​Ratatouille en Santa Comba

Rodrigo Brión Insua

Rodrigo Brión Insua (A Pobra do Caramiñal, 1995). Grado de Periodismo en la Universidad de Valladolid (2013-17). Redactor en Galiciapress desde 2018. Autor de 'Nada Ocurrió Salvo Algunas Cosas' (Bohodón Ediciones, 2020). 

En Twitter: @Roisinho21

Cuando vi por primera vez la película Ratatouille no la entendí. Me gustó, pero no terminaba de comprender cómo iba eso de que un bocadito pudiese convertir a un eterno amargado como el crítico de cocina Anton Ego en la máxima expresión del optimismo. “Una fantasía más de Disney”, concluí. Porque hay quien concibe comer como algo protocolario, un momento del día en el que hay que llenarse el buche sin más y, a poder ser, con algo que harte en el menor tiempo posible.

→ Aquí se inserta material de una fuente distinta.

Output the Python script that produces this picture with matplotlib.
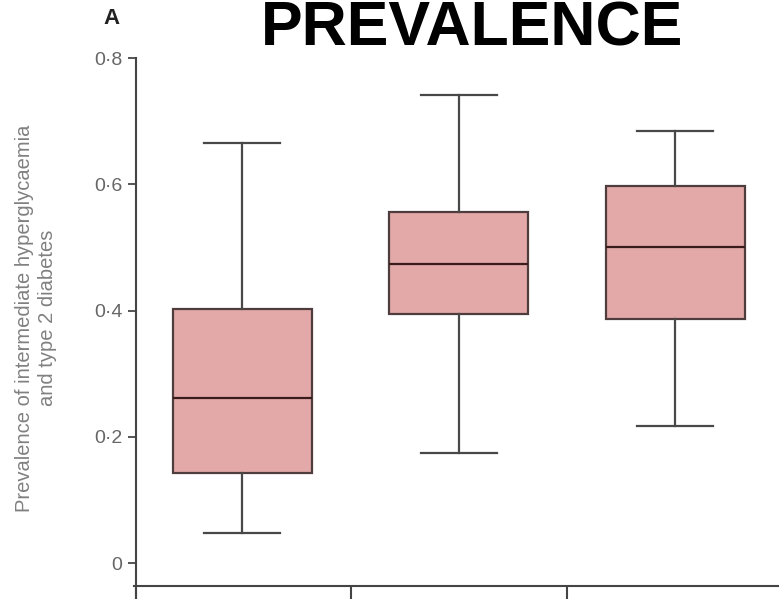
import matplotlib
matplotlib.use("Agg")
import matplotlib.pyplot as plt

# Data
groups = ["Group 1", "Group 2", "Group 3"]
whisker_low = [0.048, 0.174, 0.217]
q1 = [0.142, 0.394, 0.386]
median = [0.261, 0.473, 0.500]
q3 = [0.402, 0.556, 0.597]
whisker_high = [0.665, 0.741, 0.684]
ytick_vals = [0, 0.2, 0.4, 0.6, 0.8]
ytick_labels = ["0", "0·2", "0·4", "0·6", "0·8"]

W, H = 779, 599
fig = plt.figure(figsize=(W / 100, H / 100), dpi=100)
left_px, right_px = 134, 783.5
ax = fig.add_axes([left_px / W, 0, (right_px - left_px) / W, 1])

stats = []
for i, g in enumerate(groups):
    stats.append(dict(label=g, whislo=whisker_low[i], q1=q1[i], med=median[i],
                      q3=q3[i], whishi=whisker_high[i], fliers=[]))

edge = "#4f3d3d"
ax.bxp(stats, positions=range(len(groups)), widths=0.64, capwidths=0.35,
       patch_artist=True, showfliers=False,
       boxprops=dict(facecolor="#e3a9a9", edgecolor=edge, linewidth=1.6),
       medianprops=dict(color="#3a1c1c", linewidth=1.6),
       whiskerprops=dict(color="#484848", linewidth=1.6),
       capprops=dict(color="#484848", linewidth=1.6))

ax.set_xlim(-0.5, 2.5)
ax.set_ylim(-0.057, 0.892)

for s in ["top", "right"]:
    ax.spines[s].set_visible(False)
ax.spines["left"].set_bounds(-0.057, 0.8)
ax.spines["left"].set_linewidth(1.5)
ax.spines["left"].set_color("#444444")
ax.spines["left"].set_position(("data", -0.49))
ax.spines["bottom"].set_position(("data", -0.0364))
ax.spines["bottom"].set_linewidth(1.5)
ax.spines["bottom"].set_color("#444444")

ax.set_yticks(ytick_vals)
ax.set_yticklabels(ytick_labels, fontsize=14, color="#666666", family="Liberation Sans")
ax.tick_params(axis="y", direction="out", length=6, width=1.4, color="#555555", pad=4)
ax.set_xticks([-0.49, 0.5, 1.5, 2.5])
ax.set_xticklabels([])
ax.tick_params(axis="x", direction="out", length=10, width=1.5, color="#444444")

fig.text(36 / W, 1 - 318 / H,
         "Prevalence of intermediate hyperglycaemia\nand type 2 diabetes",
         rotation=90, ha="center", va="center", fontsize=14.5, color="#808080",
         family="Liberation Sans", linespacing=1.3, multialignment="center")

fig.text(111 / W, 1 - 19 / H, "A", ha="center", va="center", fontsize=16,
         fontweight="bold", color="#222222", family="Liberation Sans")

fig.text(472 / W, 1 - 45 / H, "PREVALENCE", ha="center", va="baseline",
         fontsize=45, fontweight="bold", color="black", family="Liberation Sans")

fig.savefig("out.png", dpi=100)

Es difícil pensar en comer como un trámite y no como un momento de disfrute viviendo en Galicia, y es imposible verlo de otra forma una vez conoces a gente como el chef Manuel Costiña.


No sé si han estado en muchas casas con una estrella Michelín. Yo solo tengo una como referencia, pero he de decir que no es distinta a mi casa. Al menos es la sensación que te envuelve nada más llegar, y ese tal vez sea el mayor valor del Retiro da Costiña, donde en ningún momento te sientes un extraño. La experiencia empieza ya en la recepción, donde ya uno se da cuenta de que cada detalle importa, que allí se come también con los ojos y que nada está improvisado, como el tour que arranca en las entrañas del obrador santacombés para luego ir ascendiendo hasta el salón de sobremesa, previo paso por el comedor. Podría ser una perfecta alegoría de la propia experiencia del restaurante, donde todo va in crescendo.


Es a la mesa, el lugar en el que todos nos igualamos sin importar nuestro origen, como dice Costiña, donde las sensaciones se desatan con el poder de teletransportarnos. Un bocado de bacalao consigue llevar toda la fuerza del Cantábrico a tu boca, para que luego una patata te entierre en los campos de Coristanco, acto seguido un trago de Alvariño te sumerge en la Ría de Arousa antes de acabar en medio de una plantación de cacao de Santo Domingo al darle un mordisquito a una piedra de chocolate. Y todo sin movernos de Santa Comba.


Entre medias, Costiña explica con mimo, paciencia y pasión, heredada de los 80 años de cocina que soporta el local a sus espalda, todo el proceso que sigue cada plato y que tiene como objetivo que, tras masticar esas joyas, el resultado sea una sonrisa. Los comensales nos perdemos entre emulsiones, texturas, confituras, crujientes, espumas, aliños y fermentados. Tantos términos escapan al no iniciado y recuerdan a García Márquez y '100 años de soledad', páginas en donde uno ya no sabe si el que habla es Aureliano Buendía, Aureliano José o José Arcadio. Pero no importa. Porque da igual. Es un disfrute tan maravilloso que uno lo que quiere es no acabar de leer, como no quiere nunca que se acabe el plato.


Al final, tras varias horas que transcurren sin que uno se percate de las mismas, la velada termina con las tripas contentas y una mueca de júbilo que no se termina de digerir. No les digo más que me pasé cantando la hora de regreso a casa en coche. La sonrisa que nos prometió Costiña no se me borró hasta el día siguiente, momento en el que me enfrenté a una cazuela con la que hervir un poco de agua para cocer un huevo. ¿Cómo se recupera uno de una experiencia así? ¿Cómo se doma a las papilas, ávidas de nuevas emociones? ¿Cómo se le explica al paladar que estas cosas pasan, con suerte, una vez en la vida y que, si los astros se vuelve a alinear, tal vez podamos repetir en el futuro, cuando de milagro quede una mesa libre en la siempre apretada agenda del Retiro da Costiña y podamos disfrazarnos de nuevo de Anton Ego?


Hace poco escuché a una madre decirle a su hijo, reacio a comerse las lentejas que le había preparado: “Un día buscarás éstas lentejas en todas las lentejas”. Y es cierto. Porque ahora busco a Costiña en todos los platos. Y ya entiendo Ratatouille.